Re: The updated socket patch and axing sotryfree() (Re: Locking down a socket, milestone 1)

2002-05-14 Thread Seigo Tanimura

On Wed, 8 May 2002 09:16:56 -0700,
  Alfred Perlstein [EMAIL PROTECTED] said:

bright * Seigo Tanimura [EMAIL PROTECTED] [020508 04:59] wrote:
 
 I would like to commit this patch in one or two weeks to start working
 on a possible race between a user process and a netisr kthread,
 prevented by only the Giant lock at the moment.
 
 When a user process calls sofree() for a listening socket, it attempts
 to free the sockets in the connection queues by soabort().  If the
 connection of an aborting socket gets dropped by a remote host (eg by
 TCP RST), a netisr kthread also attempts to free the socket.  Since
 the reference count of a socket in a connection queue is zero, this
 would resust in doubly freeing a socket.
 
 To solve that problem, I would like to axe sotryfree().  The PCB of a
 socket and a connection queue should hold a reference to the
 socket. This should make the reference count of an alive socket always
 be = 1, and ensure that there is only one referer to a socket to be
 freed.
 
 Comments?

bright I'm not sure exactly how this solves the problem, there may need to
bright be a global socket mutex, perhaps putting this sort of operation under
bright that may do what you want.

Yes, at least, we should introduce a global lock to protect the
relation between sockets and PCBs.


bright Off the top of my head...

bright I think one way of doing it is storing the hashlist that the socket
bright belongs to (inpcb_hash) inside the sockets.  That way after a lookup
bright you will have the lock on the parent structure, a user process will
bright have to follow the same locking paradym, basically look at the head
bright socket, lock the hashlist, then manipulate the incomplete queue.

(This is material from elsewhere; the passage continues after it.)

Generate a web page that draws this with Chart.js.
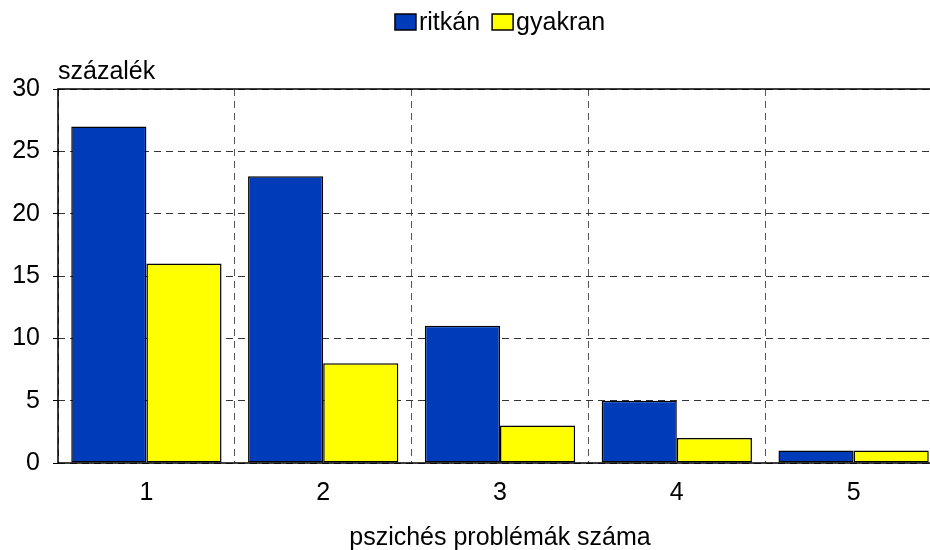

bright Basically, protect this sort of operation via the hashlist because
bright you pretty much need to anyway. :)


In order to solve the issue of deallocation race by a hashlist lock,
we *always* have to obtain a socket or a PCB by looking up a hashlist.
This is quite problematic because:

1. the lock order between a socket and a PCB gets tangled,

2. a hashlist introduces an overhead of calculating a hash index
   value, and

3. a hashlint lock cannot be per-socket or per-PCB, resulting in a
   contention under a huge number of socket operations or incoming
   packets.

In order to make our lock strategy readable and comprehensible, we
should keep a lock order as simple as the following:

1. a lock to protect the relation between/among objects, (eg the
   proctree lock or the allproc lock) and

2. a lock dedicated to a single object. (eg a proc lock)

A reference count allows us a flexible way to keep a lock order clean.
Once we grabbed a reference to an object, we can unlock it completely
to restart with locking any lock protecting a relation.  For instance,
in the interrupt handler of a protocol stack, you lock a hashlist to
look up the PCB appropriate to an incoming packet.  You then lock the
PCB to do some work.  If you have to modify the socket corresponding
to the PCB, hold a reference to the PCB and unlock it.  Now you can
lock the relation between sockets and PCBs to grab the socket safely.

This strategy should be applicable to a socket operation initiated by
a user process as well.  We will not have to worry about the lock
order between a socket and a PCB.

Another advantage of a reference count is its cost.  Provided that we
hold an appropriate lock, we can simply follow a pointer to obtain an
object.  This is much cheaper than we calculate a hash index.  We can
also reduce the contention over a lock because the lock of a reference
count is per-socket or per-PCB.


bright Other than that, have you looked at what BSD/os does and what Linux
bright does?  Do they get it wrong or have any particular drawbacks?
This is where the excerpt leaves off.